Task directions:
Transcribe every line from the top down to the line with "from matplotlib.patches import Rectangle", both ends included, but not the pictures.

(Excerpt from a dataset)
▬▬▬▬▬▬

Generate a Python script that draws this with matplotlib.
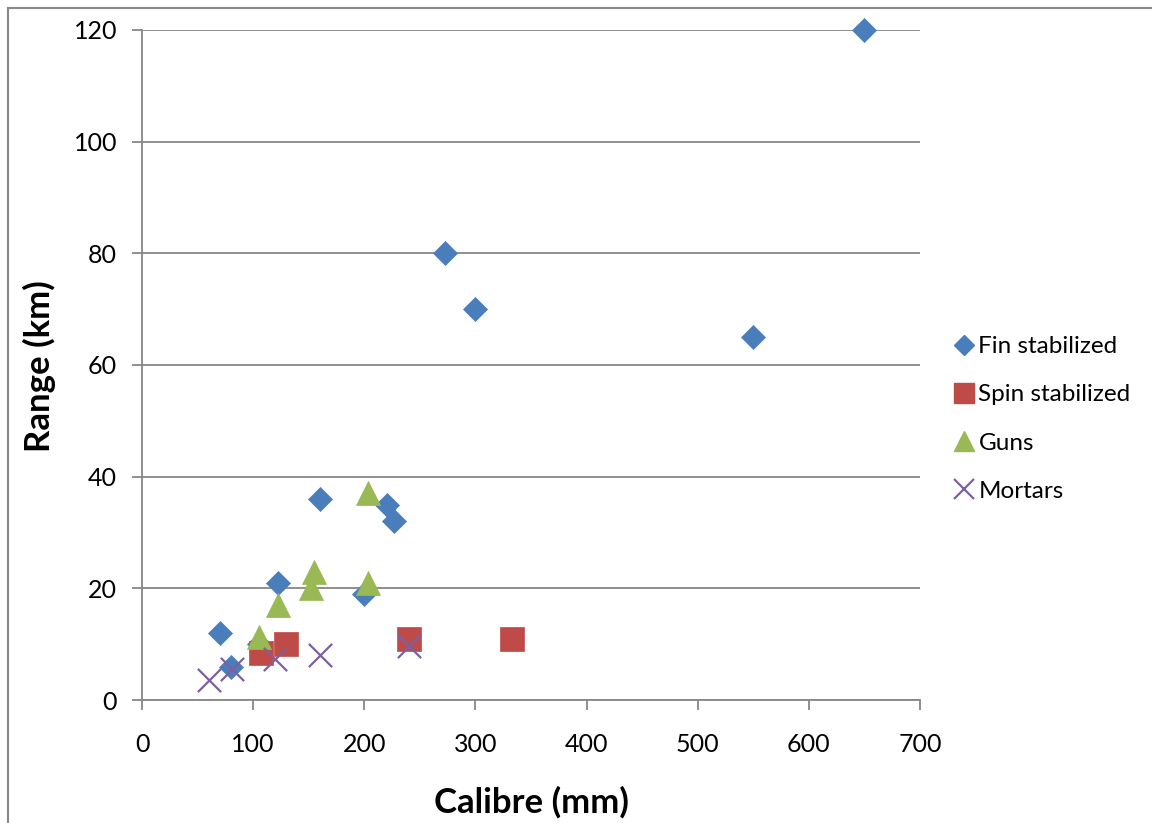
import matplotlib
matplotlib.use("Agg")
import matplotlib.pyplot as plt
from matplotlib.lines import Line2D
from matplotlib.patches import Rectangle

# Data
fin_x = [70, 80, 105, 122, 160, 200, 220, 227, 273, 300, 550, 650]
fin_y = [12, 6, 10, 21, 36, 19, 35, 32, 80, 70, 65, 120]
spin_x = [107, 130, 240, 333]
spin_y = [8.5, 10, 11, 11]
guns_x = [105, 122, 152, 155, 203, 203]
guns_y = [11.3, 17, 20, 23, 21, 37]
mort_x = [60, 81, 120, 160, 240]
mort_y = [3.5, 5.6, 7.3, 8, 9.7]
series_names = ["Fin stabilized", "Spin stabilized", "Guns", "Mortars"]
x_ticks = [0, 100, 200, 300, 400, 500, 600, 700]
y_ticks = [0, 20, 40, 60, 80, 100, 120]

plt.rcParams['font.family'] = ['Lato', 'DejaVu Sans']

W, H = 1152, 823
fig = plt.figure(figsize=(W/100, H/100), dpi=100)
ax = fig.add_axes([142/W, 1-700/H, (920-142)/W, (700-30)/H])

blue = '#4A7EBB'
red = '#BE4B48'
green = '#98B954'
purple = '#7D60A0'

ax.scatter(fin_x, fin_y, marker='D', s=150, color=blue, edgecolors=blue, linewidths=0.5, zorder=3, clip_on=False)
ax.scatter(spin_x, spin_y, marker='s', s=290, color=red, edgecolors=red, linewidths=0.5, zorder=3, clip_on=False)
ax.scatter(guns_x, guns_y, marker='^', s=300, color=green, edgecolors=green, linewidths=0.5, zorder=3, clip_on=False)
ax.scatter(mort_x, mort_y, marker='x', s=280, color=purple, linewidths=1.6, zorder=3, clip_on=False)

ax.set_xlim(0, 700)
ax.set_ylim(0, 120)
ax.set_xticks(x_ticks)
ax.set_yticks(y_ticks)
ax.grid(axis='y', color='#878787', linewidth=1.3, zorder=0)
ax.set_axisbelow(True)
for s in ['top', 'right']:
    ax.spines[s].set_visible(False)
for s in ['left', 'bottom']:
    ax.spines[s].set_color('#878787')
    ax.spines[s].set_linewidth(1.3)
ax.tick_params(axis='both', direction='out', length=7, width=1.3, color='#878787',
               labelsize=18)
ax.tick_params(axis='x', pad=17)
ax.tick_params(axis='y', pad=11)
ax.set_xlabel('Calibre (mm)', fontsize=25, fontweight='bold', va='center')
ax.set_ylabel('Range (km)', fontsize=25, fontweight='bold', va='center')
ax.xaxis.set_label_coords((531-142)/778, (700-802)/670)
ax.yaxis.set_label_coords((39-142)/778, (700-366)/670)

handles = [
    Line2D([], [], marker='D', linestyle='none', color=blue, markersize=10),
    Line2D([], [], marker='s', linestyle='none', color=red, markersize=14),
    Line2D([], [], marker='^', linestyle='none', color=green, markersize=14),
    Line2D([], [], marker='x', linestyle='none', color=purple, markersize=14, markeredgewidth=1.6),
]
leg = fig.legend(handles, series_names, loc='center left', bbox_to_anchor=(942/W, 1-419/H),
                 frameon=False, fontsize=17.5, handlelength=0.8, handletextpad=0.2,
                 labelspacing=1.12, borderpad=0)

fig.patches.append(Rectangle((8/W, -0.1), 2, 1.1-8/H, transform=fig.transFigure,
                             fill=False, edgecolor='#888888', linewidth=1.5))

fig.savefig('out.png', dpi=100)
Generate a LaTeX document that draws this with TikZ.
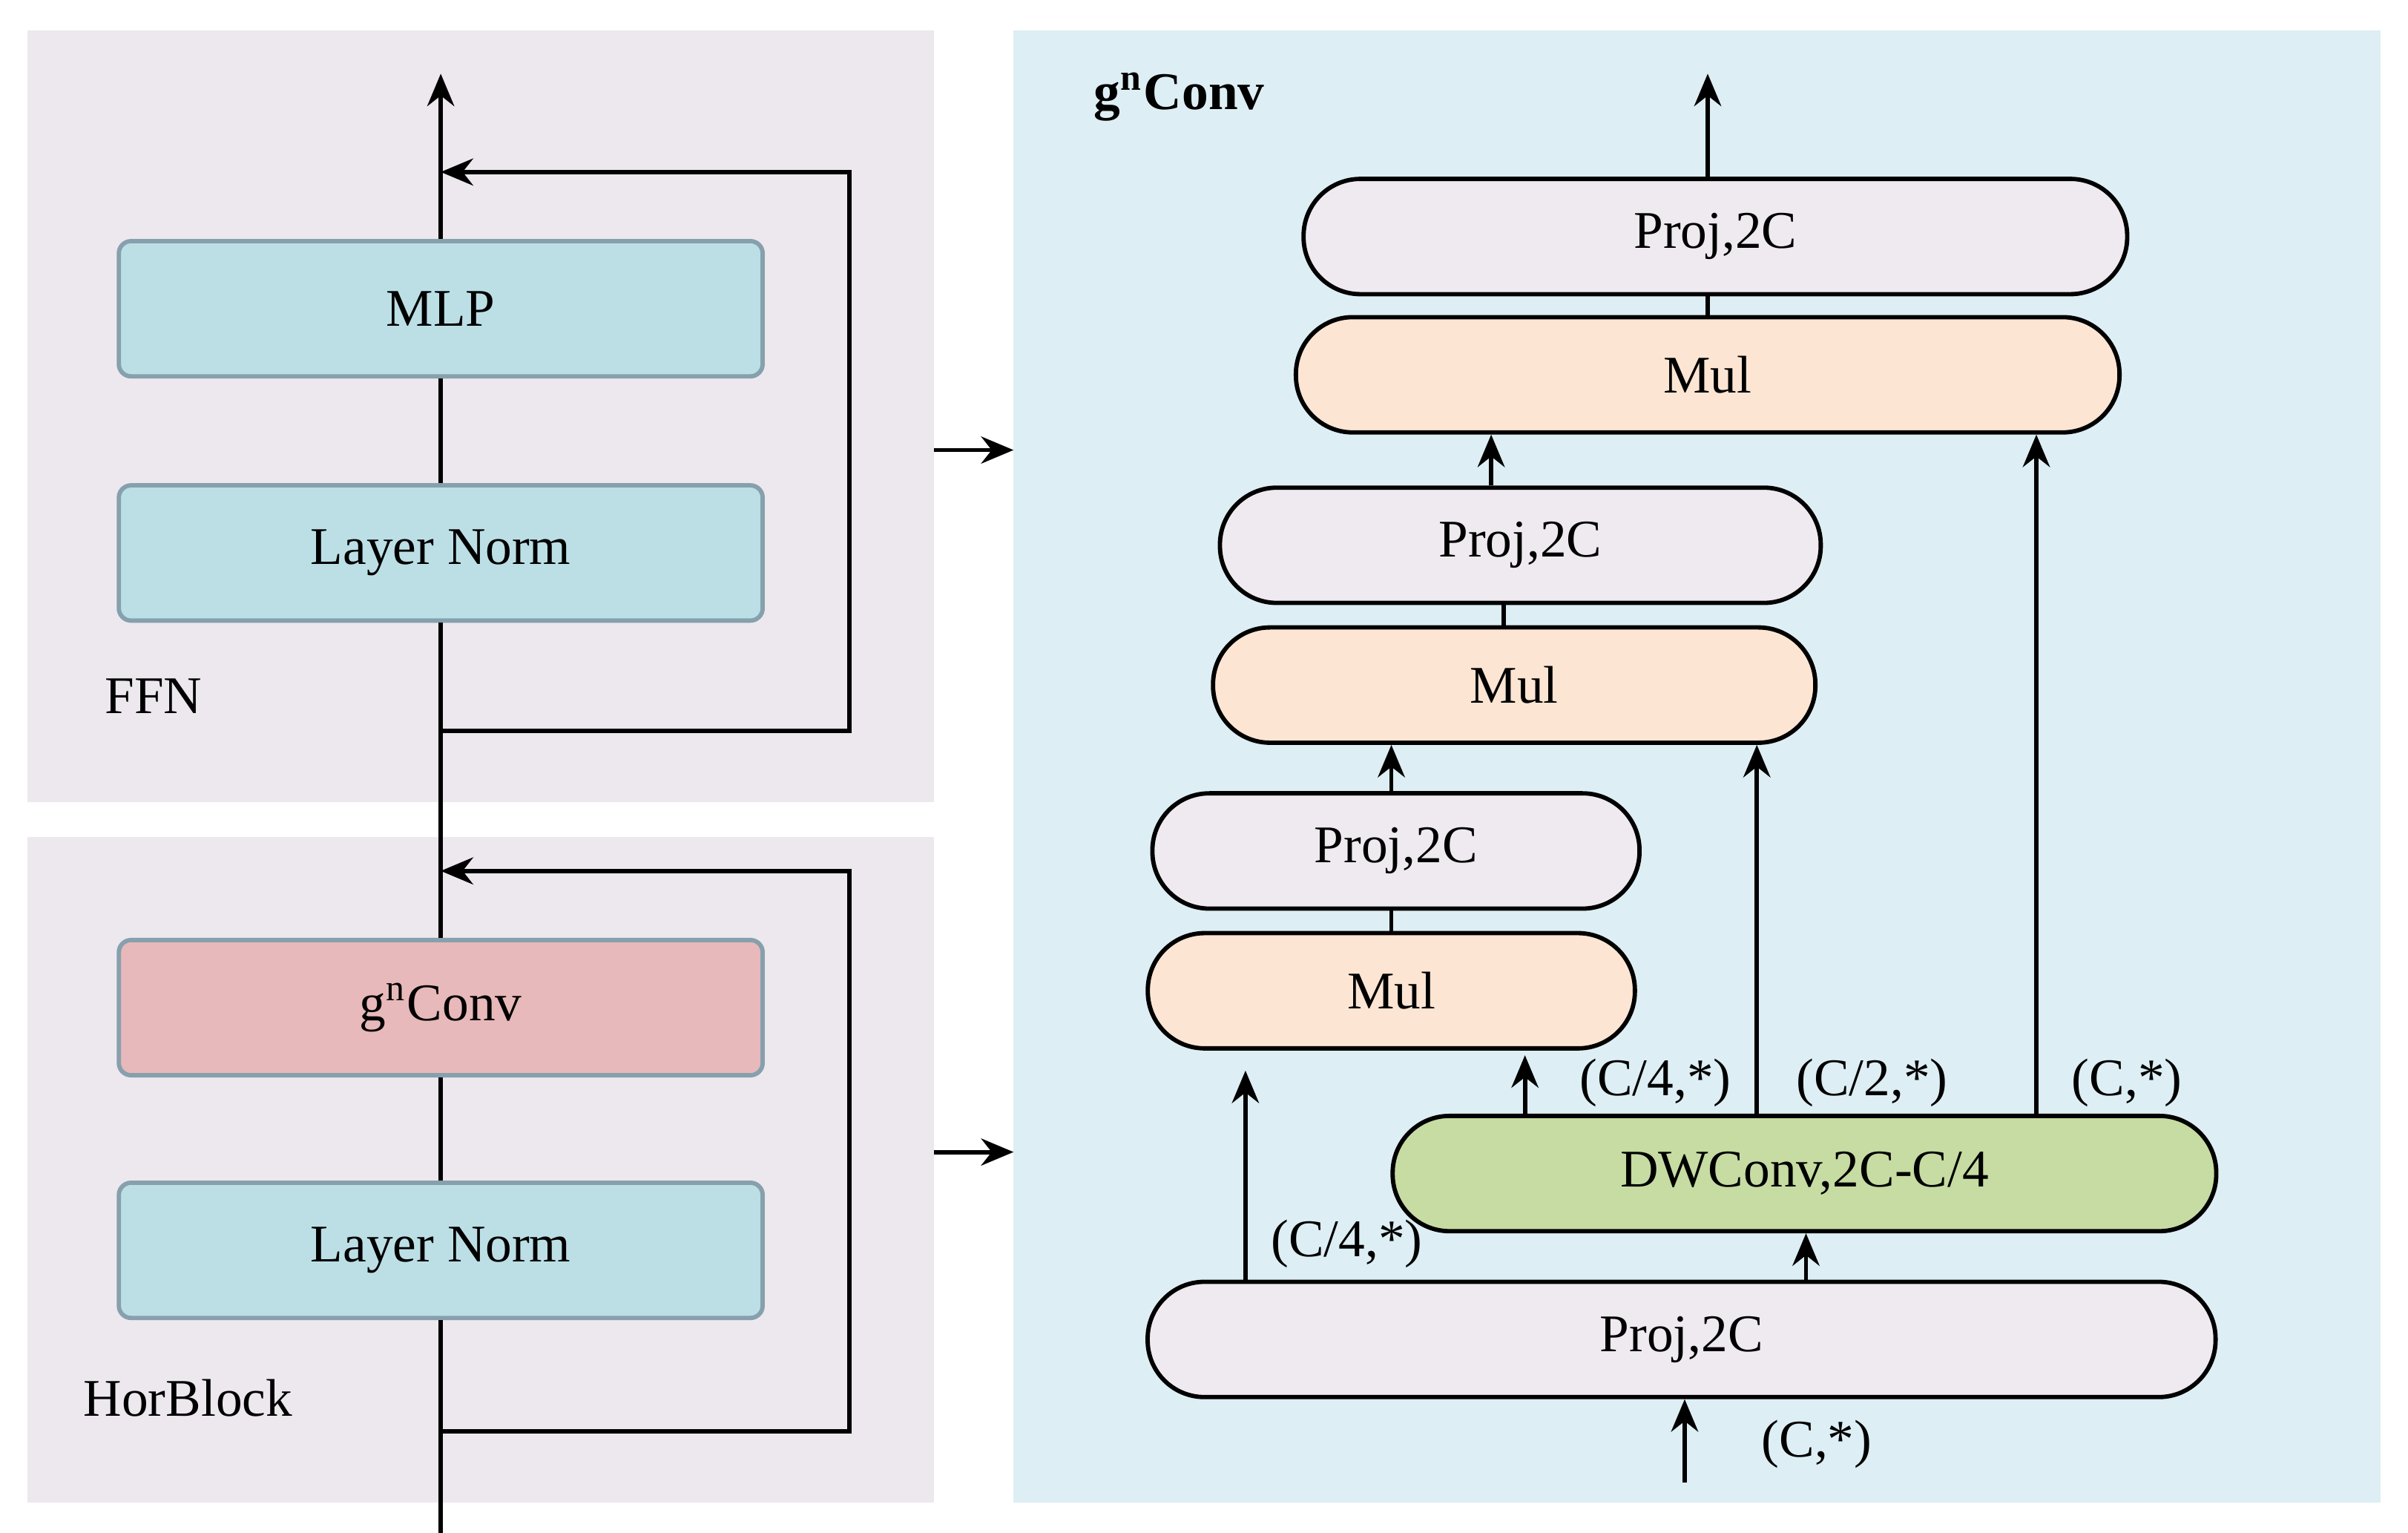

▬▬▬▬▬▬

In response:
Generate a Python script that draws this with matplotlib.
import matplotlib
matplotlib.use("Agg")
import matplotlib.pyplot as plt
from matplotlib.lines import Line2D
from matplotlib.patches import Rectangle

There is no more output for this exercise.